Note the 4-pin connector I used to connect the 4 wires mentioned above through a hole in the Altoids tin to the circuit board.  That allows me to unplug the components on the cart to work on the circuit board if (WHEN) I need to, What look like stray wires are stubs for testing.  I'll reduce those during cleanup. The switched 9V battery holder is riding in the cover now.  I'll attach it to  the top of the tin with Velcro after I close it up.  I think I need a new Altoids tin--I kind of butchered this one making holes.

I added the rubber band around the driving wheel after the video for traction. It couldn't run on the hardwood floor without it.

Here's the video.

Stupid Soldering Tricks

There were reasons why it too so long.  I used 3 Perma-Protos. I would get it working, then something would go haywire.  I had a short someplace. I lost about a day fussing wit the power supply (see the right side of the photo above).

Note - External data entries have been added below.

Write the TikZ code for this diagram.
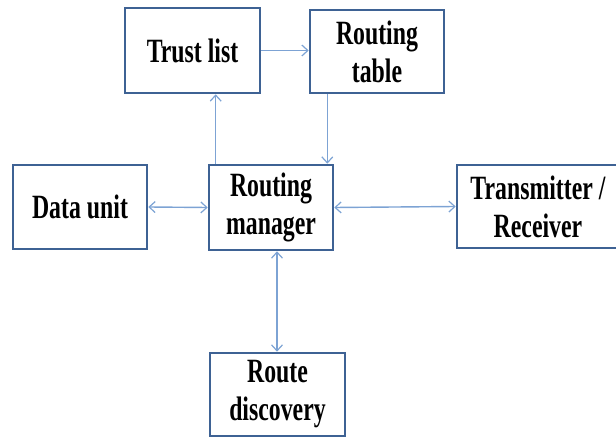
\documentclass[tikz,border=0pt]{standalone}
\usepackage{fontspec}
\newfontfamily\boxfont{Liberation Serif}[FakeStretch=0.7]
\usepackage{tikz}
\usetikzlibrary{arrows.meta}
\definecolor{boxblue}{RGB}{62,98,148}
\definecolor{arrowblue}{RGB}{125,163,212}
\tikzset{
	box/.style={draw=boxblue, line width=2.6pt, fill=white, align=center, inner sep=0pt,
		font=\boxfont\bfseries\fontsize{34}{38}\selectfont},
	conn/.style={draw=arrowblue, line width=1.4pt, -{Straight Barb[length=6pt,width=11pt,line width=1.2pt]}},
	biconn/.style={conn, {Straight Barb[length=6pt,width=11pt,line width=1.2pt]}-{Straight Barb[length=6pt,width=11pt,line width=1.2pt]}}
}

\begin{document}
\begin{tikzpicture}[x=1pt,y=-1pt]
	\useasboundingbox (0,0) rectangle (616,438);
	%boxes
	\node[box, minimum width=135pt, minimum height=85pt] (trust) at (192.5,50.5) {Trust list};
	\node[box, minimum width=134pt, minimum height=83pt] (table) at (377,51.5) {Routing\\table};
	\node[box, minimum width=134pt, minimum height=84pt] (data) at (80,207) {Data unit};
	\node[box, minimum width=124pt, minimum height=85pt] (manager) at (271,207.5) {Routing\\manager};
	\node[box, minimum width=162pt, minimum height=83pt] (trx) at (538,206.5) {Transmitter /\\Receiver};
	\node[box, minimum width=135pt, minimum height=83pt] (discovery) at (277.5,394.5) {Route\\discovery};
	%arrows
	\draw[conn] (trust.east) -- (trust.east -| table.west);
	\draw[conn] ([xshift=8pt]manager.north west) -- ([xshift=8pt]manager.north west |- trust.south);
	\draw[conn] ([xshift=-7pt]manager.north east |- table.south) -- ([xshift=-7pt]manager.north east);
	\draw[biconn] (data.east) -- (manager.west);
	\draw[biconn] (manager.east) -- (trx.west);
	\draw[biconn] ([xshift=6pt]manager.south) -- ([xshift=6pt]manager.south |- discovery.north);
\end{tikzpicture}
\end{document}
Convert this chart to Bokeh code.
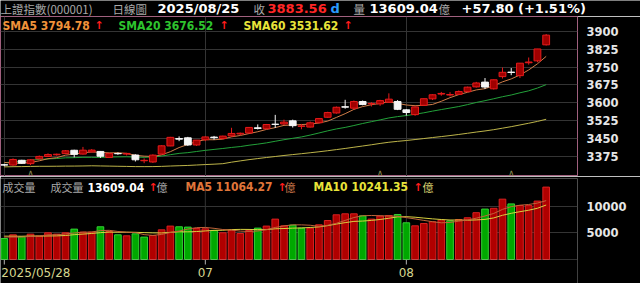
import numpy as np
import pandas as pd
from bokeh.plotting import figure
from bokeh.layouts import column
from bokeh.models import Range1d, FixedTicker, BoxAnnotation, ColumnDataSource, Label
from bokeh.core.properties import value
from bokeh.embed import file_html
from bokeh.resources import INLINE

# ---------------- data ----------------
dates = ["05/28", "05/29", "05/30",
         "06/03", "06/04", "06/05", "06/06", "06/09", "06/10", "06/11", "06/12", "06/13", "06/16",
         "06/17", "06/18", "06/19", "06/20", "06/23", "06/24", "06/25", "06/26", "06/27", "06/30",
         "07/01", "07/02", "07/03", "07/04", "07/07", "07/08", "07/09", "07/10", "07/11", "07/14",
         "07/15", "07/16", "07/17", "07/18", "07/21", "07/22", "07/23", "07/24", "07/25", "07/28",
         "07/29", "07/30", "07/31",
         "08/01", "08/04", "08/05", "08/06", "08/07", "08/08", "08/11", "08/12", "08/13", "08/14",
         "08/15", "08/18", "08/19", "08/20", "08/21", "08/22", "08/25"]
opens = [3341.5, 3340, 3360, 3346, 3366, 3376, 3383, 3388, 3402, 3386,
         3395, 3397, 3372, 3388.5, 3386, 3382, 3358, 3353, 3386, 3420,
         3451, 3454, 3424, 3446, 3457, 3451, 3462, 3470, 3474, 3496,
         3492, 3511, 3512, 3525, 3502, 3499, 3517, 3540, 3558, 3584,
         3578, 3606, 3596, 3596, 3603, 3606, 3571, 3551, 3590, 3617,
         3637, 3633, 3636, 3647, 3667, 3687, 3659, 3710, 3729, 3714,
         3768, 3776, 3843]
highs = [3345, 3368, 3362, 3365, 3380, 3389, 3388, 3403, 3404, 3416,
         3407, 3399, 3390, 3393, 3391, 3385, 3368, 3385, 3423, 3458,
         3460, 3458, 3445, 3460, 3462, 3463, 3496, 3476, 3498, 3510,
         3512, 3550, 3530, 3530, 3512, 3522, 3537, 3563, 3585, 3613,
         3610, 3610, 3603, 3613, 3640, 3612, 3574, 3585, 3618, 3636,
         3646, 3645, 3652, 3668, 3688, 3704, 3698, 3748, 3746, 3767,
         3790, 3826, 3888]
lows = [3335, 3337, 3345, 3340, 3364, 3374, 3379, 3386, 3372, 3384,
        3393, 3370, 3370, 3383, 3380, 3355, 3348, 3349, 3385, 3419,
        3440, 3420, 3420, 3440, 3446, 3448, 3458, 3464, 3473, 3489,
        3489, 3495, 3508, 3497, 3490, 3497, 3515, 3538, 3555, 3576,
        3572, 3590, 3585, 3588, 3600, 3570, 3547, 3546, 3588, 3612,
        3630, 3627, 3634, 3645, 3664, 3658, 3656, 3702, 3716, 3704,
        3760, 3770, 3840]
closes = [3339.93, 3363.45, 3347.49, 3361.98, 3376.20, 3384.10, 3385.36, 3399.77, 3384.82, 3402.32,
          3402.66, 3377.00, 3388.73, 3387.40, 3388.81, 3362.11, 3359.90, 3381.58, 3420.57, 3455.97,
          3448.45, 3424.23, 3444.43, 3457.75, 3454.79, 3461.15, 3472.32, 3473.13, 3497.48, 3493.05,
          3509.68, 3510.18, 3519.65, 3505.00, 3503.78, 3516.83, 3534.48, 3559.79, 3581.86, 3582.30,
          3605.73, 3593.66, 3597.94, 3609.71, 3615.72, 3573.21, 3559.95, 3583.31, 3617.60, 3633.99,
          3639.67, 3635.13, 3647.55, 3665.92, 3683.46, 3666.44, 3696.77, 3728.03, 3727.29, 3766.21,
          3771.10, 3825.76, 3883.56]
volumes = [3950, 4640, 4320, 4770, 4400, 5020, 4770, 5020, 5710, 5150,
           5150, 6150, 5260, 4640, 4450, 4830, 4210, 4510, 5580, 6280,
           6150, 6090, 5830, 5770, 5470, 5020, 5530, 4890, 5450, 5900,
           6280, 7590, 6330, 6470, 5900, 5900, 6520, 7330, 8400, 8590,
           8590, 8210, 7590, 8160, 8270, 8460, 6900, 6330, 6770, 7090,
           7400, 7270, 7520, 7850, 8800, 9480, 9620, 11342.15, 10450, 10150,
           10130, 10982.31, 13609.04]
# closes / volumes before 2025/05/28 (needed for the moving averages)
prior_closes = [3320.90,
                3316.93, 3324.21, 3341.96, 3381.10, 3372.55, 3366.16, 3379.83, 3371.92, 3358.73, 3419.56,
                3426.43, 3429.76, 3426.43, 3408.95, 3364.83, 3370.03, 3369.98, 3368.70, 3373.75, 3351.31,
                3335.75,
                3348.44, 3350.13, 3342.01, 3096.58, 3145.55, 3186.81, 3223.64, 3238.23, 3262.81, 3267.66,
                3276.00, 3280.34, 3276.73, 3291.43, 3299.76, 3296.36, 3297.29, 3295.06, 3288.41, 3286.65,
                3279.03,
                3316.11, 3342.67, 3352.00, 3342.00, 3369.24, 3374.87, 3403.95, 3380.82, 3367.46, 3367.58,
                3380.48, 3387.57, 3380.19, 3348.37, 3346.84, 3340.69]
prior_volumes = [4700, 4450, 4300, 4550, 4800, 4600, 4350, 4150, 4050]

tick_idx = [0, 23, 46]
tick_labels = ["2025/05/28", "07", "08"]
price_ticks = [3375, 3450, 3525, 3600, 3675, 3750, 3825, 3900]
volume_ticks = [5000, 10000]
event_idx = [3, 43, 58]

# ---------------- derived ----------------
n = len(closes)
idx = np.arange(n)
cl_all = pd.Series(prior_closes + closes)
sma5 = cl_all.rolling(5).mean().iloc[-n:].to_numpy()
sma20 = cl_all.rolling(20).mean().iloc[-n:].to_numpy()
sma60 = cl_all.rolling(60).mean().iloc[-n:].to_numpy()
vol_all = pd.Series(prior_volumes + volumes)
vma5 = vol_all.rolling(5).mean().iloc[-n:].to_numpy()
vma10 = vol_all.rolling(10).mean().iloc[-n:].to_numpy()
prev_close = [prior_closes[-1]] + closes[:-1]
chg = closes[-1] - closes[-2]
pct = chg / closes[-2] * 100

# ---------------- layout constants ----------------
BG = "#000000"
GRID = "#343434"
PXB = 8.74                      # pixels per bar
X0 = -3.8 / PXB
X1 = X0 + 577 / PXB
def xpx(px):
    return X0 + px / PXB

PU = 75 / 17.93                 # price units per pixel
P_TOP = 3900 + (30.7 - 16) * PU
P_BOT = 3900 - (176 - 30.7) * PU
def ppx(py):
    return 3900 - (py - 30.7) * PU

VU = 5000 / 26.6                # volume units per pixel
V_TOP = (259 - 178) * VU
V_BOT = -(283 - 259) * VU
def vpx(py):
    return (259 - py) * VU

CJK = "Noto Sans CJK TC"
NUM = "DejaVu Sans"
NUMC = "DejaVu Sans Condensed"
GRAY = "#a9a9a9"
RED_ARROW = "#ff1c1c"


def put(fig, x, y, s, color, font, size, bold=False, align="left"):
    fig.text(x=[x], y=[y], text=[s], text_color=color, text_font=value(font),
             text_font_size=size, text_font_style="bold" if bold else "normal",
             text_align=align, text_baseline="middle")


def base(width, height, xr, yr, **kw):
    f = figure(width=width, height=height, x_range=xr, y_range=yr,
               toolbar_location=None, output_backend="svg",
               background_fill_color=BG, border_fill_color=BG,
               min_border_left=0, min_border_bottom=0, **kw)
    return f

# ---------------- header ----------------
h = base(640, 16, Range1d(0, 640), Range1d(16, 0), x_axis_location=None,
         y_axis_location=None, min_border_top=0, min_border_right=0, outline_line_color=None)
h.grid.visible = False
put(h, 0, 8, "上證指數(000001)", GRAY, CJK, "11.5px")
put(h, 112, 8, "日線圖", GRAY, CJK, "11.5px")
put(h, 157, 8, "2025/" + dates[-1], "#ffffff", NUM, "13px", True)
put(h, 253, 8, "收", GRAY, CJK, "11.5px")
put(h, 267, 8, f"{closes[-1]:.2f}", "#ff2626", NUM, "13px", True)
put(h, 330, 8, "d", "#2a9cff", NUM, "13px", True)
put(h, 353, 8, "量", GRAY, CJK, "11.5px")
put(h, 369, 8, f"{volumes[-1]:.2f}", "#ffffff", NUM, "13px", True)
put(h, 438, 8, "億", GRAY, CJK, "11.5px")
put(h, 461, 8, f"{chg:+.2f} ({pct:+.2f}%)", "#ffffff", NUM, "13px", True)

# ---------------- price panel ----------------
p = base(640, 160, Range1d(X0, X1), Range1d(P_BOT, P_TOP), x_axis_location=None,
         y_axis_location="right", min_border_top=0, min_border_right=63,
         outline_line_color="#a0607e")
p.yaxis.ticker = FixedTicker(ticks=price_ticks)
p.yaxis.axis_line_color = None
p.yaxis.major_tick_line_color = None
p.yaxis.minor_tick_line_color = None
p.yaxis.major_label_standoff = 3
p.yaxis.major_label_text_color = "#e6e6e6"
p.yaxis.major_label_text_font = NUM
p.yaxis.major_label_text_font_size = "11.5px"
p.yaxis.major_label_text_font_style = "bold"
p.ygrid.grid_line_color = GRID
p.xgrid.ticker = FixedTicker(ticks=tick_idx)
p.xgrid.grid_line_color = GRID

p.line(idx, sma60, line_color="#bdb44a", line_width=1)
p.line(idx, sma20, line_color="#23a13a", line_width=1)
p.line(idx, sma5, line_color="#cf7c48", line_width=1)

up = [c >= o for o, c in zip(opens, closes)]
body_fill = ["#a00000" if u else "#f5f5f5" for u in up]
body_line = ["#e51b1b" if u else "#f5f5f5" for u in up]
cs = ColumnDataSource(dict(x=idx, o=opens, h=highs, l=lows, c=closes,
                           top=[max(o, c) for o, c in zip(opens, closes)],
                           bot=[min(o, c) for o, c in zip(opens, closes)],
                           fill=body_fill, line=body_line))
p.segment(x0="x", y0="l", x1="x", y1="h", line_color="line", line_width=1, source=cs)
p.vbar(x="x", top="top", bottom="bot", width=0.78, fill_color="fill", line_color="line",
       line_width=1, source=cs)

p.text(x=event_idx, y=[ppx(172)] * len(event_idx), text=["∧"] * len(event_idx),
       text_color="#8f8f52", text_font=value(NUM), text_font_size="9px",
       text_align="center", text_baseline="middle")

yr = ppx(25)
put(p, xpx(2), yr, f"SMA5 {sma5[-1]:.2f}", "#f0923a", NUMC, "12px", True)
put(p, xpx(94), yr, "↑", RED_ARROW, NUM, "11px", True)
put(p, xpx(118), yr, f"SMA20 {sma20[-1]:.2f}", "#2ec42e", NUMC, "12px", True)
put(p, xpx(219), yr, "↑", RED_ARROW, NUM, "11px", True)
put(p, xpx(243), yr, f"SMA60 {sma60[-1]:.2f}", "#e8e43a", NUMC, "12px", True)
put(p, xpx(343), yr, "↑", RED_ARROW, NUM, "11px", True)

# ---------------- volume panel ----------------
v = base(640, 107, p.x_range, Range1d(V_BOT, V_TOP), x_axis_location=None,
         y_axis_location="right", min_border_top=2, min_border_right=63,
         outline_line_color=None)
v.yaxis.ticker = FixedTicker(ticks=volume_ticks)
v.yaxis.axis_line_color = None
v.yaxis.major_tick_line_color = None
v.yaxis.minor_tick_line_color = None
v.yaxis.major_label_standoff = 3
v.yaxis.major_label_text_color = "#e6e6e6"
v.yaxis.major_label_text_font = NUM
v.yaxis.major_label_text_font_size = "11.5px"
v.yaxis.major_label_text_font_style = "bold"
v.ygrid.grid_line_color = GRID
v.xgrid.visible = False

nt = len(tick_idx)
v.segment(x0=tick_idx, y0=[0] * nt, x1=tick_idx, y1=[V_TOP] * nt, line_color=GRID)
v.segment(x0=tick_idx, y0=[0] * nt, x1=tick_idx, y1=[vpx(264)] * nt, line_color="#b4b4b4")

vup = [c >= pc for c, pc in zip(closes, prev_close)]
vs = ColumnDataSource(dict(x=idx, vol=volumes,
                           fill=["#b00000" if u else "#00a800" for u in vup],
                           line=["#d82020" if u else "#34d034" for u in vup]))
v.vbar(x="x", top="vol", bottom=0, width=0.76, fill_color="fill", line_color="line",
       line_width=1, source=vs)
v.line(idx, vma10, line_color="#d8d040", line_width=1)
v.line(idx, vma5, line_color="#c0643a", line_width=1)

v.add_layout(BoxAnnotation(left=X0, right=X1, bottom=0, top=V_TOP, fill_alpha=0,
                           line_color="#9c9c9c", line_width=1))

ls = ColumnDataSource(dict(x=tick_idx, y=[vpx(272)] * nt, t=tick_labels,
                           a=["left"] + ["center"] * (nt - 1), xo=[-3] + [0] * (nt - 1)))
v.text(x="x", y="y", text="t", text_align="a", x_offset="xo", text_baseline="middle",
       text_color="#d6d68e", text_font=value(NUM), text_font_size="12px", source=ls)

vr = vpx(186.7)
put(v, xpx(2), vr, "成交量", GRAY, CJK, "11px")
put(v, xpx(50), vr, "成交量", GRAY, CJK, "11px")
put(v, xpx(87), vr, f"{volumes[-1]:.2f}", "#ffffff", NUMC, "12px", True)
put(v, xpx(148), vr, "↑", RED_ARROW, NUM, "11px", True)
put(v, xpx(156), vr, "億", GRAY, CJK, "11px")
put(v, xpx(185), vr, f"MA5 {vma5[-1]:.2f}", "#e0763a", NUMC, "12px", True)
put(v, xpx(277), vr, "↑", RED_ARROW, NUM, "11px", True)
put(v, xpx(284), vr, "億", "#c8784a", CJK, "11px")
put(v, xpx(313), vr, f"MA10 {vma10[-1]:.2f}", "#e8e43a", NUMC, "12px", True)
put(v, xpx(413), vr, "↑", RED_ARROW, NUM, "11px", True)
put(v, xpx(422), vr, "億", "#d8d070", CJK, "11px")

# header kept in its own block so its frame is not aligned with the panels' frames
layout = column(column(h), column(p, v, spacing=0), spacing=0)
open("out.html", "w").write(file_html(layout, INLINE))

I had been using 10uf and 1uf capacitors, but looked at the LM7805 datasheet and saw that the sample uses 33uf and ,1uf (same as in the book, p 182).  DUH. It said I chased that for a while, buit ibn the right components and still had a short.

I could not see anything wrong, so I decided to do a new board.  Worked OK for a while, but eventually wound up with another short.  I was ready to give up and just use a breadboard, but decided to try one more board.  After fussing with all kind of connections, I moved the 555 and reconnected everything pin by pin.  Of course, I started with pin 1 and the problem was on pin 8.  I had decided to use a 3-pin female header across pins 7-8 and the next row to connect the 33uf capacitor, so I could swap other values in and out to adjust the backup time (since I removed the pot).
I must have had a cross connection due to sloppy soldering under the header, because when I soldered in the cap direcly I had no  problem.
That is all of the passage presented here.